Dieterbe · 2017-01-23T12:21:31Z

mdata/notifierKafka/notifierKafka.go

+		backlogProcessed <- struct{}{}
+	}()
+	ticker := time.NewTicker(backlogProcessTimeout)
+	for {


no need for for. just a single run of the select will do.

Dieterbe · 2017-01-23T12:28:00Z

mdata/notifierKafka/notifierKafka.go

@@ -121,6 +150,10 @@ func (c *NotifierKafka) consumePartition(topic string, partition int32, partitio
 			if err := c.offsetMgr.Commit(topic, partition, currentOffset); err != nil {
 				log.Error(3, "kafka-cluster failed to commit offset for %s:%d, %s", topic, partition, err)
 			}
+			if startingUp && currentOffset+1 >= bootTimeOffset {


why currentOffset plus one? if bootTimeOffset is the highest offset that we can fetch, then we should compare it directly to currentOffset I think.

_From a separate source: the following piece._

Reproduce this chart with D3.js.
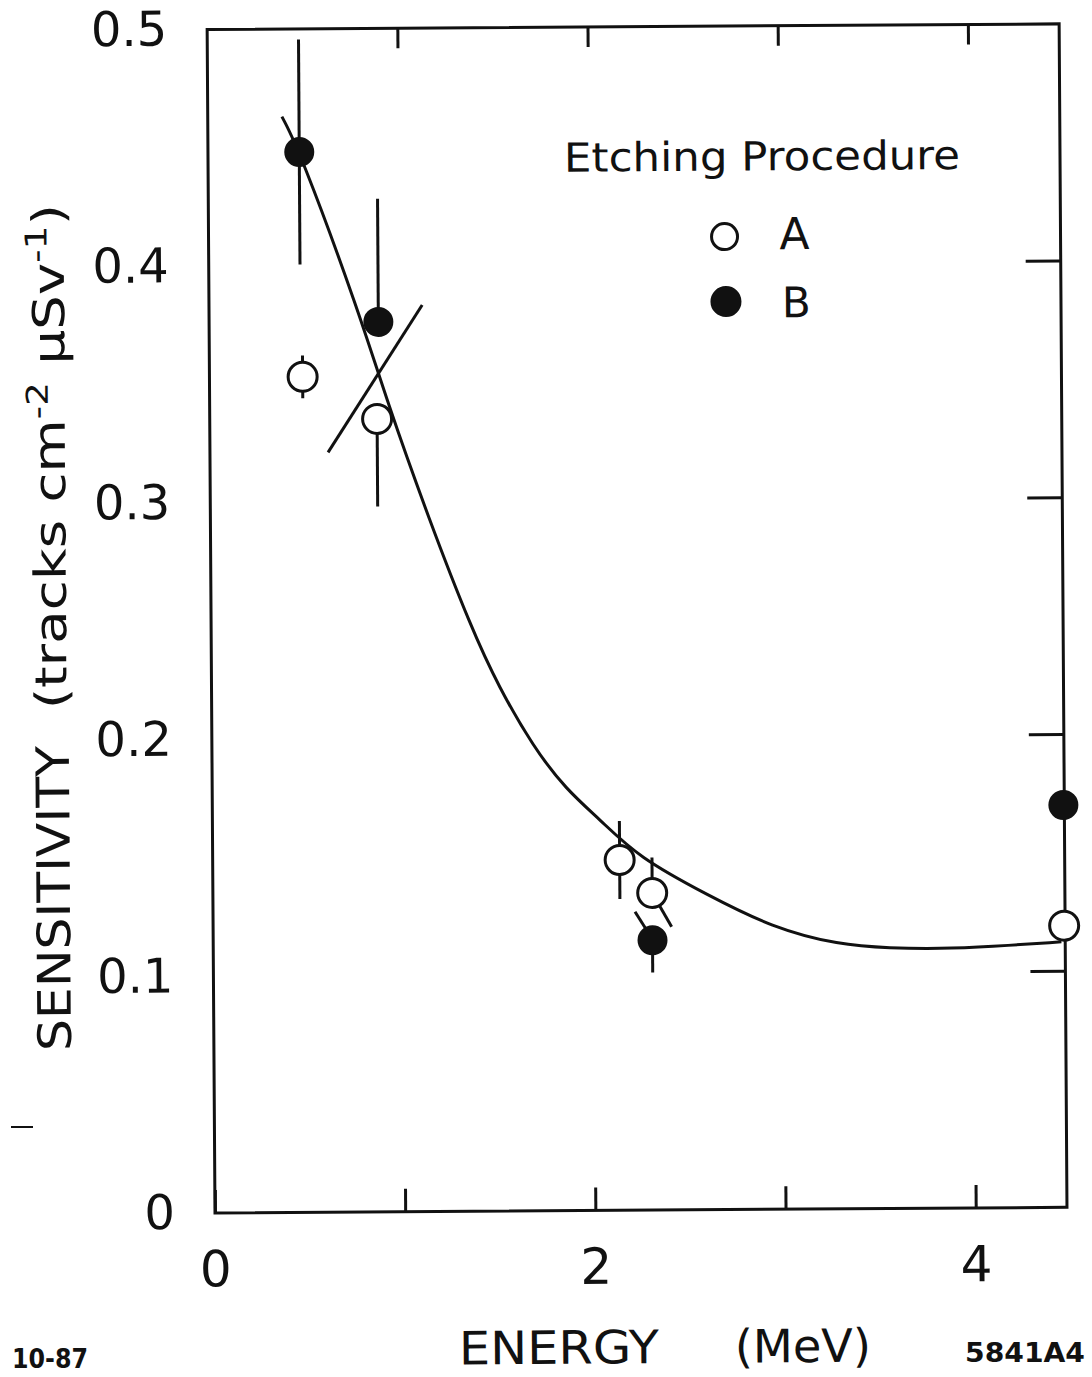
<!DOCTYPE html>
<html><head><meta charset="utf-8">
<script src="https://cdn.jsdelivr.net/npm/d3@7"></script>
<style>
html,body{margin:0;padding:0;background:#fff;}
svg{display:block;}
text{font-family:"DejaVu Sans",sans-serif;fill:#111;}
</style></head>
<body>
<script>
// ---- data ----
const xTicks = [0, 1, 2, 3, 4];
const xTickLabels = ["0", "", "2", "", "4"];
const yTicks = [0, 0.1, 0.2, 0.3, 0.4, 0.5];
const yTickLabels = ["0", "0.1", "0.2", "0.3", "0.4", "0.5"];

// Etching procedure A (open circles)
const energyA = [0.49, 0.88, 2.14, 2.31, 4.475];
const sensA   = [0.353, 0.335, 0.148, 0.134, 0.119];
const errUpA  = [0.009, 0, 0.0165, 0.015, 0];
const errDnA  = [0.009, 0.037, 0.0165, 0, 0];

// Etching procedure B (filled circles)
const energyB = [0.48, 0.89, 2.31, 4.475];
const sensB   = [0.448, 0.376, 0.114, 0.170];
const errUpB  = [0.0475, 0.052, 0, 0];
const errDnB  = [0.0475, 0, 0.0136, 0];

// slanted bars
const slantX1 = [0.621, 2.31, 2.219];
const slantY1 = [0.321, 0.134, 0.1261];
const slantX2 = [1.121, 2.411, 2.313];
const slantY2 = [0.383, 0.1197, 0.114];

// fitted curve
const curveE = [0.39, 0.48, 0.79, 0.93, 1.15, 1.37, 1.51, 1.69, 1.86, 2.04, 2.24, 2.60, 2.94, 3.29, 3.56, 3.82, 4.08, 4.46];
const curveS = [0.463, 0.449, 0.380, 0.343, 0.2923, 0.246, 0.2215, 0.196, 0.178, 0.165, 0.149, 0.133, 0.119, 0.1115, 0.110, 0.1096, 0.1103, 0.1122];

// ---- drawing ----
const W = 1092, H = 1377;
const svg = d3.select("body").append("svg").attr("width", W).attr("height", H);
svg.append("rect").attr("width", W).attr("height", H).attr("fill", "#fff");
const g = svg.append("g").attr("transform", "rotate(-0.38,215,1213)");

const x = d3.scaleLinear().domain([0, 4.48]).range([215, 1067]);
const y = d3.scaleLinear().domain([0, 0.5]).range([1213, 29.5]);

const SW = 3;
const ink = "#111";

const axB = g.append("g").attr("transform", `translate(0,${y(0)})`)
  .call(d3.axisBottom(x).tickValues(xTicks).tickSizeInner(-23).tickSizeOuter(0).tickPadding(38)
        .tickFormat((d, i) => xTickLabels[i]));
const axT = g.append("g").attr("transform", `translate(0,${y(0.5)})`)
  .call(d3.axisTop(x).tickValues([1, 2, 3, 4]).tickSizeInner(-20).tickSizeOuter(0).tickFormat(""));
const axL = g.append("g").attr("transform", `translate(${x(0)},0)`)
  .call(d3.axisLeft(y).tickValues(yTicks).tickSize(0).tickPadding(40)
        .tickFormat((d, i) => yTickLabels[i]));
const axR = g.append("g").attr("transform", `translate(${x(4.48)},0)`)
  .call(d3.axisRight(y).tickValues([0.1, 0.2, 0.3, 0.4]).tickSizeInner(-35).tickSizeOuter(0).tickFormat(""));

[axB, axT, axL, axR].forEach(a => {
  a.select(".domain").remove();
  a.selectAll("line").attr("stroke", ink).attr("stroke-width", SW);
  a.selectAll("text").attr("font-size", 50).attr("fill", ink).attr("font-family", "DejaVu Sans, sans-serif");
});
axL.selectAll("text").attr("font-size", 48);

g.append("rect").attr("x", x(0)).attr("y", y(0.5))
  .attr("width", x(4.48) - x(0)).attr("height", y(0) - y(0.5))
  .attr("fill", "none").attr("stroke", ink).attr("stroke-width", SW);

function errBars(E, S, up, dn) {
  E.forEach((e, i) => {
    if (up[i] > 0) g.append("line").attr("x1", x(e)).attr("x2", x(e))
      .attr("y1", y(S[i])).attr("y2", y(S[i] + up[i])).attr("stroke", ink).attr("stroke-width", SW);
    if (dn[i] > 0) g.append("line").attr("x1", x(e)).attr("x2", x(e))
      .attr("y1", y(S[i])).attr("y2", y(S[i] - dn[i])).attr("stroke", ink).attr("stroke-width", SW);
  });
}
errBars(energyA, sensA, errUpA, errDnA);
errBars(energyB, sensB, errUpB, errDnB);

slantX1.forEach((v, i) => {
  g.append("line").attr("x1", x(v)).attr("y1", y(slantY1[i]))
    .attr("x2", x(slantX2[i])).attr("y2", y(slantY2[i]))
    .attr("stroke", ink).attr("stroke-width", SW);
});

const lineGen = d3.line().x(d => x(d[0])).y(d => y(d[1])).curve(d3.curveBasis);
g.append("path").datum(curveE.map((e, i) => [e, curveS[i]]))
  .attr("d", lineGen).attr("fill", "none").attr("stroke", ink).attr("stroke-width", SW);

energyA.forEach((e, i) => {
  g.append("circle").attr("cx", x(e)).attr("cy", y(sensA[i])).attr("r", 14.5)
    .attr("fill", "#fff").attr("stroke", ink).attr("stroke-width", SW);
});
energyB.forEach((e, i) => {
  g.append("circle").attr("cx", x(e)).attr("cy", y(sensB[i])).attr("r", 15)
    .attr("fill", ink);
});

// legend
g.append("text").attr("x", 571).attr("y", 174).attr("font-size", 40)
  .attr("textLength", 396).attr("lengthAdjust", "spacingAndGlyphs").text("Etching Procedure");
g.append("circle").attr("cx", 731).attr("cy", 240).attr("r", 13)
  .attr("fill", "#fff").attr("stroke", ink).attr("stroke-width", SW);
g.append("text").attr("x", 786).attr("y", 253).attr("font-size", 44).text("A");
g.append("circle").attr("cx", 732).attr("cy", 305).attr("r", 15.5).attr("fill", ink);
g.append("text").attr("x", 788).attr("y", 321).attr("font-size", 42).text("B");

// axis titles
g.append("text").attr("transform", "translate(72,1050) rotate(-90)")
  .attr("font-size", 46).attr("textLength", 305).attr("lengthAdjust", "spacingAndGlyphs").text("SENSITIVITY");
const yt = g.append("text").attr("transform", "translate(70,708) rotate(-90)")
  .attr("font-size", 44).attr("textLength", 505).attr("lengthAdjust", "spacingAndGlyphs");
yt.append("tspan").text("(tracks cm");
yt.append("tspan").attr("baseline-shift", "super").attr("font-size", 30).text("-2");
yt.append("tspan").text(" \u03BCSv");
yt.append("tspan").attr("baseline-shift", "super").attr("font-size", 30).text("-1");
yt.append("tspan").text(")");

g.append("text").attr("x", 458).attr("y", 1366).attr("font-size", 46)
  .attr("textLength", 200).attr("lengthAdjust", "spacingAndGlyphs").text("ENERGY");
g.append("text").attr("x", 734).attr("y", 1366).attr("font-size", 46)
  .attr("textLength", 136).attr("lengthAdjust", "spacingAndGlyphs").text("(MeV)");

svg.append("text").attr("x", 12).attr("y", 1368).attr("font-size", 26).attr("font-weight", "bold")
  .attr("textLength", 76).attr("lengthAdjust", "spacingAndGlyphs").text("10-87");
svg.append("text").attr("x", 965).attr("y", 1362).attr("font-size", 26).attr("font-weight", "bold")
  .attr("textLength", 120).attr("lengthAdjust", "spacingAndGlyphs").text("5841A4");

svg.append("line").attr("x1", 11).attr("x2", 33).attr("y1", 1127).attr("y2", 1127)
  .attr("stroke", ink).attr("stroke-width", 2);
</script>
</body></html>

Dieterbe · 2017-01-23T12:36:01Z

this git history is quite messy (introduces non-changes, has multiple changes together that are not covered by the message and should be separate commits, introduces bad things which are then later resolved, has certain commits which me as author which i never authored)

but fear not, it is easy to fix. here is how:

git reset master -> this will keep all changes in your working copy, but removes all commits
run git add -p to add, piece by piece, code changes that should go together in one commit, to the index. (if you just hit enter you'll get the list of all options. typically you only need y or n)
git commit with an appropriate message.
back to step 2 until you've committed all appropriate changes.
git checkout -p helps you undo changes in a piecewise fashion. (like the newline changes in docs/metrics.md)
git push -f origin HEAD

woodsaj · 2017-01-24T05:05:16Z

My commit history got all messed up. So i just created a fresh branch from master and applied a patch of the changes made.

git diff master > /tmp/processPersistMessagesFirst.patch
git checkout master
git checkout -D processPersistMessagesFirst
git checkout -b processPersistMessagesFirst
git apply /tmp/processPersistMessagesFirst.patch
## then create new commits for the changes

Dieterbe · 2017-01-24T10:37:44Z

this will fix #79
see #452 for more background on this PR.

Dieterbe · 2017-01-24T10:58:54Z

input/kafkamdm/kafkamdm.go

@@ -251,12 +255,18 @@ func (k *KafkaMdm) consumePartition(topic string, partition int32, currentOffset
 			if err := offsetMgr.Commit(topic, partition, currentOffset); err != nil {
 				log.Error(3, "kafka-mdm failed to commit offset for %s:%d, %s", topic, partition, err)
 			}
-			partitionOffsetMetric.Set(int(currentOffset))
 			offset, err := k.client.GetOffset(topic, partition, sarama.OffsetNewest)
 			if err != nil {
 				log.Error(3, "kafka-mdm failed to get log-size of partition %s:%d. %s", topic, partition, err)
 			} else {
 				partitionLogSizeMetric.Set(int(offset))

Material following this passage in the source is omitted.